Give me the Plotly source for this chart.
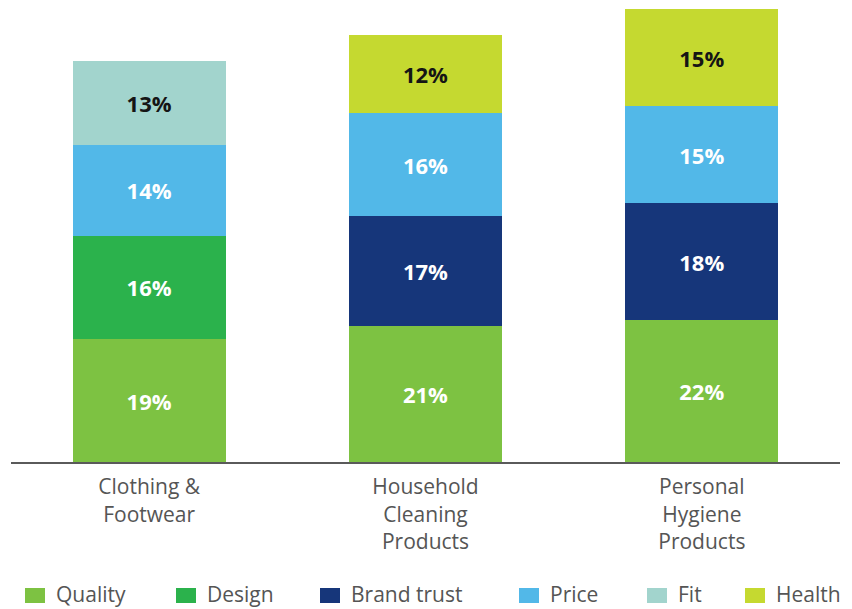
import plotly.graph_objects as go

# Purchase drivers by product category (share of respondents, %)
categories = ["Clothing &<br>Footwear", "Household<br>Cleaning<br>Products", "Personal<br>Hygiene<br>Products"]

quality = [19, 21, 22]
design = [16, None, None]
brand_trust = [None, 17, 18]
price = [14, 16, 15]
fit = [13, None, None]
health = [None, 12, 15]

series_names = ["Quality", "Design", "Brand trust", "Price", "Fit", "Health"]
series_values = [quality, design, brand_trust, price, fit, health]
series_colors = ["#7dc242", "#2bb24c", "#16367a", "#52b8e8", "#a2d4cd", "#c5d930"]
label_colors = ["#ffffff", "#ffffff", "#ffffff", "#ffffff", "#151515", "#151515"]

W, H = 852, 609
M_L, M_R, M_T, M_B = 11, 12, 8, 147
PLOT_W = W - M_L - M_R
PLOT_H = H - M_T - M_B

fig = go.Figure()
for name, vals, col, lcol in zip(series_names, series_values, series_colors, label_colors):
    fig.add_trace(go.Bar(
        x=categories,
        y=vals,
        name=name,
        marker=dict(color=col, line=dict(width=0)),
        texttemplate="%{y}%",
        textposition="inside",
        insidetextanchor="middle",
        textangle=0,
        constraintext="none",
        textfont=dict(family="Open Sans", size=22, color=lcol, weight="bold"),
        hoverinfo="skip",
    ))


def px_x(px):
    return (px - M_L) / PLOT_W


def px_y(py):
    return (H - M_B - py) / PLOT_H


# Legend row drawn under the axis: coloured swatch followed by its name
legend_left = [25, 176, 320, 519, 647, 745]
legend_row_y = 594
shapes = []
annotations = []
for name, col, lx in zip(series_names, series_colors, legend_left):
    shapes.append(dict(
        type="rect", xref="paper", yref="paper",
        x0=px_x(lx), x1=px_x(lx + 20),
        y0=px_y(legend_row_y + 1.5 + 7.5), y1=px_y(legend_row_y + 1.5 - 7.5),
        fillcolor=col, line=dict(width=0), layer="above",
    ))
    annotations.append(dict(
        xref="paper", yref="paper",
        x=px_x(lx + 29), y=px_y(legend_row_y),
        xanchor="left", yanchor="middle",
        text=name, showarrow=False,
        font=dict(family="Open Sans", size=21, color="#555555"),
    ))

fig.update_layout(
    width=W, height=H,
    margin=dict(l=M_L, r=M_R, t=M_T, b=M_B, pad=0),
    barmode="stack",
    bargap=0.446,
    showlegend=False,
    plot_bgcolor="#ffffff",
    paper_bgcolor="#ffffff",
    shapes=shapes,
    annotations=annotations,
    xaxis=dict(
        type="category",
        range=[-0.5, 2.5],
        showline=True, linecolor="#5a5a5a", linewidth=2,
        showgrid=False, zeroline=False,
        ticks="",
        tickfont=dict(family="Open Sans", size=21, color="#555555"),
        ticklabelstandoff=5,
        fixedrange=True,
    ),
    yaxis=dict(
        range=[0, 70.2],
        visible=False,
        showgrid=False, zeroline=False,
        fixedrange=True,
    ),
)

fig.write_html("out.html")
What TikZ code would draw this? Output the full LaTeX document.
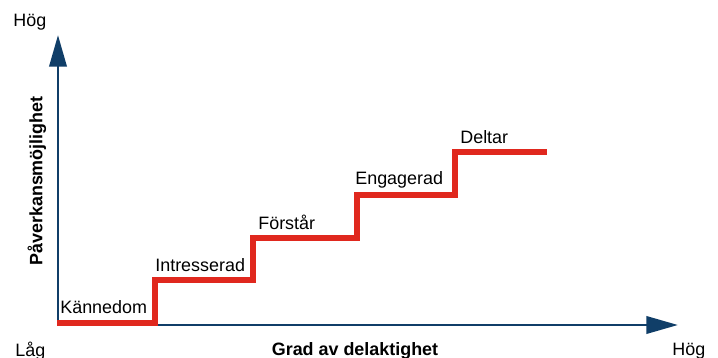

▸ **SET EXERCISE**
Print, exactly as written, the lines above from the first one to the one containing "health = [None, 12, 15]". Leave out pictures.

▸ **EXERCISE SOLUTION**
Give me the Plotly source for this chart.
import plotly.graph_objects as go

# Purchase drivers by product category (share of respondents, %)
categories = ["Clothing &<br>Footwear", "Household<br>Cleaning<br>Products", "Personal<br>Hygiene<br>Products"]

quality = [19, 21, 22]
design = [16, None, None]
brand_trust = [None, 17, 18]
price = [14, 16, 15]
fit = [13, None, None]
health = [None, 12, 15]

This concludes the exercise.